GAFX 2019 experience
Speaking about her GAFX 2019 experience, she shared enthusiastically, “Oh, it was such a joy to be in the midst of people who love what they do. Every corner I turned there seemed to be people engaged in the creative process in one way or another – from sculpting and drawing to discussing projects, asking questions and working on designs. The venue was buzzing and I got a real sense of the talent, commitment and opportunity which I found personally very uplifting. And I must say the final session was the best wrap up party I have ever been to!”
Creating an IP for kids across the world.
In her opinion, ‘The world in which children are growing up has changed and characteristics of children never change. That is the sky, the rest is detail.”

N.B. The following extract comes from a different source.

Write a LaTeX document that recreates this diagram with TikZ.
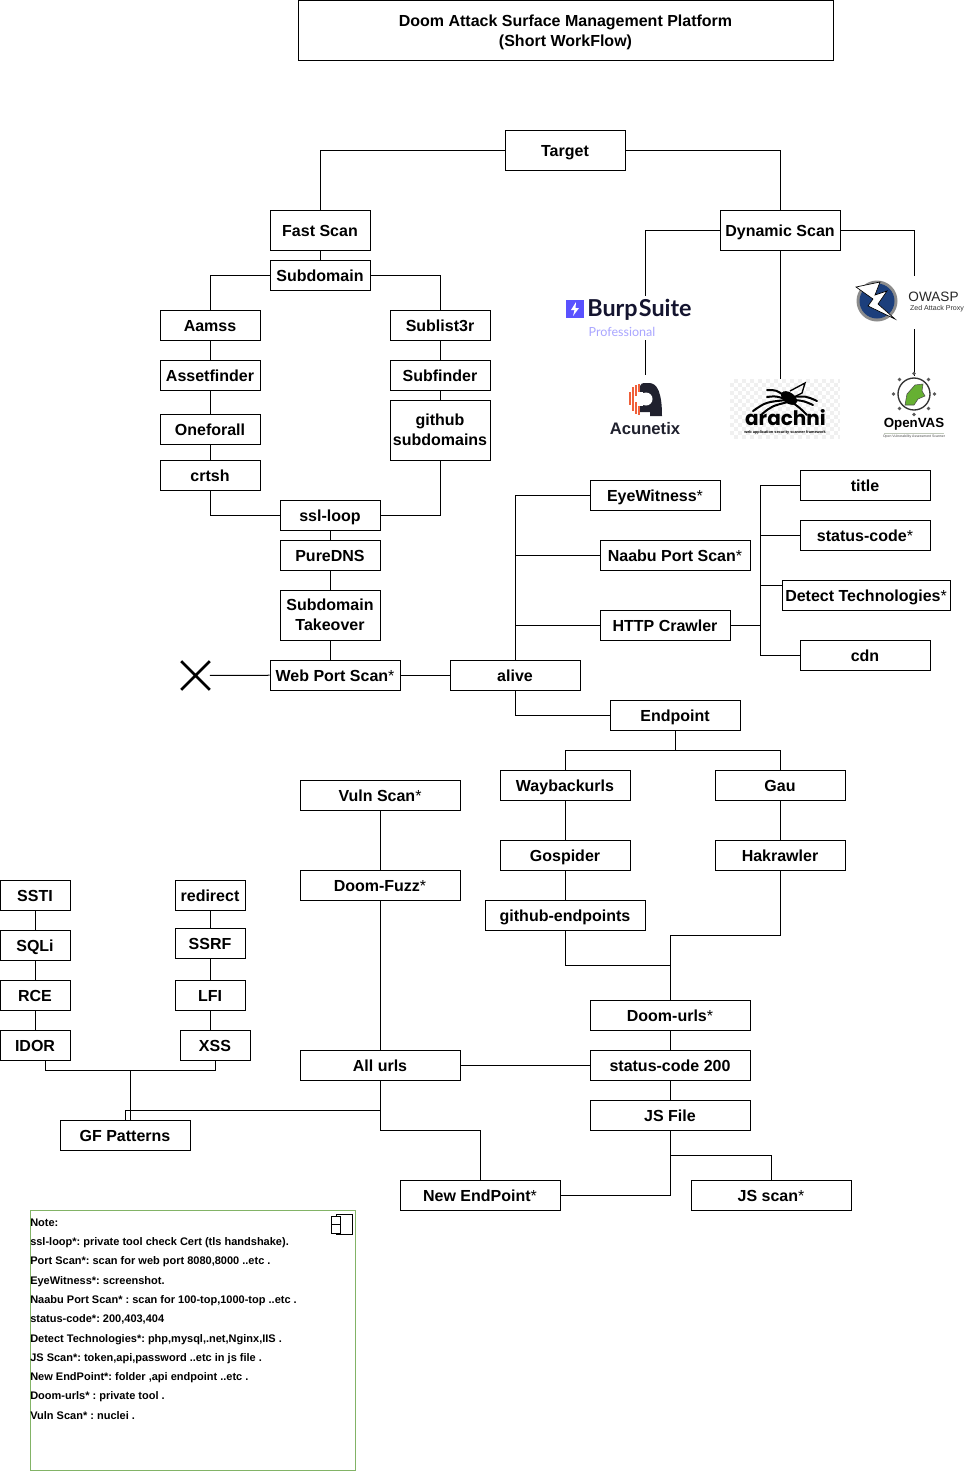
\documentclass[tikz,border=0pt]{standalone}
\usepackage{fontspec}
\setmainfont{Liberation Sans}
\newfontfamily\logofont{Lato}
\newfontfamily\roundfont{Poppins}
\usetikzlibrary{shapes.misc, calc}

\definecolor{notegreen}{HTML}{82B366}
\definecolor{burpblue}{HTML}{5A52FF}
\definecolor{burpnavy}{HTML}{14142F}
\definecolor{burplight}{HTML}{A9A5FF}
\definecolor{acuorange}{HTML}{F0603A}
\definecolor{acunavy}{HTML}{20212E}
\definecolor{zapblue}{HTML}{1C3F7C}
\definecolor{vasgreen}{HTML}{66B032}

\newcommand{\boxstrut}{\rule[-2.6pt]{0pt}{14.8pt}}

\tikzset{
    box/.style={draw, fill=white, line width=0.75pt, inner sep=0pt, align=center,
        font=\fontsize{12}{15}\selectfont\bfseries,
        execute at begin node=\boxstrut, execute at end node=\boxstrut},
    twoline/.style={draw, fill=white, line width=0.75pt, inner sep=0pt, align=center,
        font=\fontsize{12}{15}\selectfont\bfseries,
        execute at begin node=\rule{0pt}{10.1pt}},
    wh/.style 2 args={minimum width=#1*0.75pt, minimum height=#2*0.75pt},
    logo/.style={fill=white, inner sep=0pt},
    wire/.style={line width=0.75pt},
}

\begin{document}
\begin{tikzpicture}[x=0.75pt, y=-0.75pt]
    \useasboundingbox (0,0) rectangle (980,1471);

    % Title and root
    \node[twoline, wh={535}{60}] (heading) at (565.5,30) {\rule{0pt}{12.7pt}Doom Attack Surface Management Platform\\(Short WorkFlow)};
    \node[box, wh={120}{40}] (target) at (565,150) {Target};
    \node[box, wh={100}{40}] (fastscan) at (320,230) {Fast Scan};
    \node[box, wh={120}{40}] (dynscan) at (780,230) {Dynamic Scan};

    % Subdomain branch
    \node[box, wh={100}{30}] (subdomain) at (320,275) {Subdomain};
    \node[box, wh={100}{30}] (aamss) at (210,325) {Aamss};
    \node[box, wh={100}{30}] (assetfinder) at (210,375) {Assetfinder};
    \node[box, wh={100}{30}] (oneforall) at (210,429) {Oneforall};
    \node[box, wh={100}{30}] (crtsh) at (210,475) {crtsh};
    \node[box, wh={100}{30}] (sublister) at (440,325) {Sublist3r};
    \node[box, wh={100}{30}] (subfinder) at (440,375) {Subfinder};
    \node[twoline, wh={100}{60}] (ghsub) at (440,430) {github\\subdomains};
    \node[box, wh={100}{30}] (sslloop) at (330,515) {ssl-loop};
    \node[box, wh={100}{30}] (puredns) at (330,555) {PureDNS};
    \node[twoline, wh={100}{50}] (takeover) at (330,615) {Subdomain\\Takeover};
    \node[box, wh={130}{30}] (webport) at (335,675) {Web Port Scan\textmd{*}};
    \node[draw, cross out, line width=2pt, minimum size=19.5pt, inner sep=0pt] (stopmark) at (195.5,675.5) {};

    % Alive branch
    \node[box, wh={130}{30}] (alive) at (515,675) {alive};
    \node[box, wh={130}{30}] (eyewitness) at (655,495) {EyeWitness\textmd{*}};
    \node[box, wh={150}{30}] (naabu) at (675,555) {Naabu Port Scan\textmd{*}};
    \node[box, wh={130}{30}] (crawler) at (665,625) {HTTP Crawler};
    \node[box, wh={130}{30}] (pagetitle) at (865,485) {title};
    \node[box, wh={130}{30}] (statuscode) at (865,535) {status-code\textmd{*}};
    \node[box, wh={168}{30}] (detect) at (866,595) {Detect Technologies\textmd{*}};
    \node[box, wh={130}{30}] (cdn) at (865,655) {cdn};
    \node[box, wh={130}{30}] (endpoint) at (675,715) {Endpoint};

    % Endpoint branch
    \node[box, wh={130}{30}] (wayback) at (565,785) {Waybackurls};
    \node[box, wh={130}{30}] (gau) at (780,785) {Gau};
    \node[box, wh={130}{30}] (gospider) at (565,855) {Gospider};
    \node[box, wh={130}{30}] (hakrawler) at (780,855) {Hakrawler};
    \node[box, wh={160}{30}] (ghend) at (565,915) {github-endpoints};
    \node[box, wh={160}{30}] (doomurls) at (670,1015) {Doom-urls\textmd{*}};
    \node[box, wh={160}{30}] (status200) at (670,1065) {status-code 200};
    \node[box, wh={160}{30}] (jsfile) at (670,1115) {JS File};
    \node[box, wh={160}{30}] (newend) at (480,1195) {New EndPoint\textmd{*}};
    \node[box, wh={160}{30}] (jsscan) at (771,1195) {JS scan\textmd{*}};

    % Vuln branch
    \node[box, wh={160}{30}] (vulnscan) at (380,795) {Vuln Scan\textmd{*}};
    \node[box, wh={160}{30}] (doomfuzz) at (380,885) {Doom-Fuzz\textmd{*}};
    \node[box, wh={160}{30}] (allurls) at (380,1065) {All urls};
    \node[box, wh={130}{30}] (gfpat) at (125,1135) {GF Patterns};

    % Patterns
    \node[box, wh={70}{30}] (ssti) at (35,895) {SSTI};
    \node[box, wh={70}{30}] (sqli) at (35,945) {SQLi};
    \node[box, wh={70}{30}] (rce) at (35,995) {RCE};
    \node[box, wh={70}{30}] (idor) at (35,1045) {IDOR};
    \node[box, wh={70}{30}] (redirect) at (210,895) {redirect};
    \node[box, wh={70}{30}] (ssrf) at (210,943) {SSRF};
    \node[box, wh={70}{30}] (lfi) at (210,995) {LFI};
    \node[box, wh={70}{30}] (xss) at (215,1045) {XSS};

    % Bends and joins
    \coordinate (detectin) at (782,585);
    \coordinate (techjoin) at (760,625);
    \coordinate (epjoin) at (675,750);
    \coordinate (urljoin) at (670,935);
    \coordinate (urlmerge) at (670,965);
    \coordinate (jsbend) at (670,1155);
    \coordinate (newbend) at (380,1130);
    \coordinate (gfbend) at (380,1110);
    \coordinate (idorout) at (45,1060);
    \coordinate (patjoin) at (130,1070);
    \coordinate (patin) at (130,1120);

    % Connectors
    \draw[wire] (target) -| (fastscan);
    \draw[wire] (target) -| (dynscan);
    \draw[wire] (fastscan) -- (subdomain);
    \draw[wire] (subdomain) -| (aamss);
    \draw[wire] (subdomain) -| (sublister);
    \draw[wire] (aamss) -- (assetfinder);
    \draw[wire] (assetfinder) -- (oneforall);
    \draw[wire] (oneforall) -- (crtsh);
    \draw[wire] (sublister) -- (subfinder);
    \draw[wire] (subfinder) -- (ghsub);
    \draw[wire] (crtsh) |- (sslloop);
    \draw[wire] (ghsub) |- (sslloop);
    \draw[wire] (sslloop) -- (puredns);
    \draw[wire] (puredns) -- (takeover);
    \draw[wire] (takeover) -- (takeover |- webport.north);
    \draw[wire] (webport) -- (stopmark);
    \draw[wire] (webport) -- (alive);
    \draw[wire] (alive) |- (eyewitness);
    \draw[wire] (alive) |- (naabu);
    \draw[wire] (alive) |- (crawler);
    \draw[wire] (alive) |- (endpoint);
    \draw[wire] (crawler) -- (techjoin);
    \draw[wire] (techjoin) |- (pagetitle);
    \draw[wire] (techjoin) |- (statuscode);
    \draw[wire] (techjoin) |- (detectin);
    \draw[wire] (techjoin) |- (cdn);
    \draw[wire] (endpoint) -- (epjoin);
    \draw[wire] (epjoin) -| (wayback);
    \draw[wire] (epjoin) -| (gau);
    \draw[wire] (wayback) -- (gospider);
    \draw[wire] (gospider) -- (ghend);
    \draw[wire] (gau) -- (hakrawler);
    \draw[wire] (hakrawler) |- (urljoin);
    \draw[wire] (urljoin) -- (doomurls);
    \draw[wire] (ghend) |- (urlmerge);
    \draw[wire] (doomurls) -- (status200);
    \draw[wire] (status200) -- (jsfile);
    \draw[wire] (status200) -- (allurls);
    \draw[wire] (jsfile) |- (newend);
    \draw[wire] (jsbend) -| (jsscan);
    \draw[wire] (vulnscan) -- (doomfuzz);
    \draw[wire] (doomfuzz) -- (allurls);
    \draw[wire] (allurls) -- (newbend) -| (newend);
    \draw[wire] (gfbend) -| (gfpat);
    \draw[wire] (idorout) |- (patjoin);
    \draw[wire] (xss) |- (patjoin);
    \draw[wire] (patjoin) -- (patin);
    \draw[wire] (ssti) -- (sqli);
    \draw[wire] (sqli) -- (rce);
    \draw[wire] (rce) -- (idor);
    \draw[wire] (redirect) -- (ssrf);
    \draw[wire] (ssrf) -- (lfi);
    \draw[wire] (lfi) -- (lfi |- xss.north);

    % Scanner logos and their wires
    \node[logo, wh={90}{44}] (burp) at (645,318) {};
    \node[logo, wh={76}{68}] (acunetix) at (645,409) {};
    \node[logo, wh={110}{60}] (arachni) at (785,409) {};
    \node[logo, wh={102}{53}] (owasp) at (914,302.5) {};
    \node[logo, wh={66}{62}] (openvas) at (914,407) {};
    \draw[wire] (dynscan) -| (burp);
    \draw[wire] (burp) -- (acunetix);
    \draw[wire] (dynscan) -- (dynscan |- arachni.north);
    \draw[wire] (dynscan) -| (owasp);
    \draw[wire] (owasp) -- (openvas);

    % Burp Suite
    \fill[burpblue] (566,300) rectangle (584,318);
    \fill[white] (576,302) -- (571,310) -- (574.5,310) -- (573,316) -- (579,308) -- (575.5,308) -- cycle;
    \node[logo, fill=none, text=burpnavy, font=\logofont\fontsize{17.5}{18}\selectfont\bfseries] (burpname) at (639.5,310) {Burp\kern-2pt\,Suite};
    \node[logo, fill=none, text=burplight, font=\logofont\fontsize{9.4}{10}\selectfont] (burpedition) at (622,332) {Professional};

    % Acunetix
    \fill[acunavy] (644,383) -- (649,383) .. controls (657,383) and (662,392) .. (662,416) -- (650,416) -- (650,412) -- (640,412) -- (640,386) .. controls (641,384) and (642,383) .. (644,383) -- cycle;
    \fill[white] (646,399) circle (6.5);
    \fill[white] (636,392) rectangle (643,406);
    \foreach \x/\a/\b in {630/392/405, 633/387/411, 636/385/396, 636/402/414, 639/384/392, 639/406/415}
        \draw[acuorange, line width=1.4pt] (\x,\a) -- (\x,\b);
    \node[logo, fill=none, text=acunavy, font=\fontsize{12.5}{13}\selectfont\bfseries] (acuname) at (645,429) {Acunetix};

    % Arachni
    \begin{scope}
        \clip (730,379) rectangle (840,439);
        \fill[black!6] (730,379) rectangle (840,439);
        \foreach \i in {0,...,27} \foreach \j in {0,...,15} {
            \pgfmathparse{int(mod(\i+\j,2))}
            \ifnum\pgfmathresult=0 \fill[white] (730+\i*4,379+\j*4) rectangle ++(4,4); \fi
        }
    \end{scope}
    \fill[black, rotate around={-35:(789,398)}] (789,398) ellipse (9 and 5.5);
    \draw[black, line width=1pt] (790,391) -- (805,383) -- (802,393) -- (794,397);
    \foreach \px/\py/\cx/\cy/\qx/\qy in {767/390/776/390/785/396, 767/397/776/396/785/399, 753/411/766/402/787/400, 762/414/772/406/788/402, 817/401/806/396/792/397, 813/405/804/401/795/400, 807/415/800/408/793/403}
        \draw[black, line width=1.5pt, line cap=round] (\px,\py) .. controls (\cx,\cy) .. (\qx,\qy);
    \node[logo, fill=none, font=\roundfont\fontsize{15}{15}\selectfont\bfseries, text height=8pt, text depth=0pt] (arachniname) at (785.5,420) {arachni};
    \node[logo, fill=none, font=\fontsize{2.9}{3.2}\selectfont\bfseries] (arachnisub) at (785,432) {web application security scanner framework};

    % OWASP
    \fill[black!45] (877,301) circle (20.5);
    \fill[zapblue] (877,301) circle (17.5);
    \draw[black, line width=0.5pt, fill=white] (856,287) -- (880,282) -- (875,295) -- (887,291) -- (878,304) -- (895,319) -- (868,306) -- (873,299) -- cycle;
    \node[logo, fill=none, text=black!85, font=\fontsize{10.2}{10.5}\selectfont] (owaspname) at (933.5,297) {OWASP};
    \node[logo, fill=none, text=black!80, font=\fontsize{5.3}{6}\selectfont] (owaspsub) at (937,309) {Zed Attack Proxy};

    % OpenVAS
    \draw[black!80, line width=1pt] (914,394) circle (16);
    \foreach \a in {0,45,...,315}
        \fill[black!65] ($(914,394)+(\a:20.5)$) circle (1.9);
    \draw[black!70, line width=0.4pt, fill=vasgreen] (905,405) -- (907,394) -- (915,385) -- (923,384) -- (922,391) -- (925,396) -- (918,399) -- (914,405) -- cycle;
    \node[logo, fill=none, font=\fontsize{10}{10}\selectfont\bfseries] (vasname) at (914,424) {OpenVAS};
    \draw[vasgreen!40!black!30, line width=0.4pt] (884,433) -- (944,433);
    \node[logo, fill=none, text=black!70, font=\fontsize{2.6}{3}\selectfont] (vassub) at (914,437) {Open Vulnerability Assessment Scanner};

    % Note panel
    \node[draw=notegreen, fill=white, line width=0.75pt, wh={325}{260}] (notepanel) at (192.5,1340) {};
    \node[anchor=north west, inner sep=0pt, align=left, font=\fontsize{8.25}{14.47}\selectfont\bfseries\frenchspacing] (notetext) at (30,1218.5) {Note:\\
        ssl-loop*: private tool check Cert (tls handshake).\\
        Port Scan*: scan for web port 8080,8000 ..etc .\\
        EyeWitness*: screenshot.\\
        Naabu Port Scan* : scan for 100-top,1000-top ..etc .\\
        status-code*: 200,403,404\\
        Detect Technologies*: php,mysql,.net,Nginx,IIS .\\
        JS Scan*: token,api,password ..etc in js file .\\
        New EndPoint*: folder ,api endpoint ..etc .\\
        Doom-urls* : private tool .\\
        Vuln Scan* : nuclei .};

    % Component icon
    \node[draw, fill=white, line width=0.75pt, wh={16}{20}] (compbody) at (344,1224) {};
    \node[draw, fill=white, line width=0.75pt, wh={9}{6}] (comptaba) at (335.5,1221) {};
    \node[draw, fill=white, line width=0.75pt, wh={9}{6}] (comptabb) at (335.5,1229) {};
\end{tikzpicture}
\end{document}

Shedding light on how one should go about creating an IP that would resonate with the world audiences (kids), she said, “The first is to work only with ideas that you believe in. As the project develops be open to discussion and feedback and incorporate it into your project as appropriate, but never lose sight of the core idea, of what you love about the project. Your passion will see you through the bumpy stages and it will shine out when you go looking for partners. Then know your target audience inside out – their age, developmental stage, interests, likes and dislikes, taste in audio and visuals, what makes them laugh, what might upset them, etc. This understanding will help you shape the idea into a format and concept that has real potential to engage them”
We were thrilled to learn the nuances and key elements of IP creation from veterans like Courcy. Summits like GAFX are fundamental to the growth of the M & E space especially when it comes to nourishing the ecosystem with international inputs.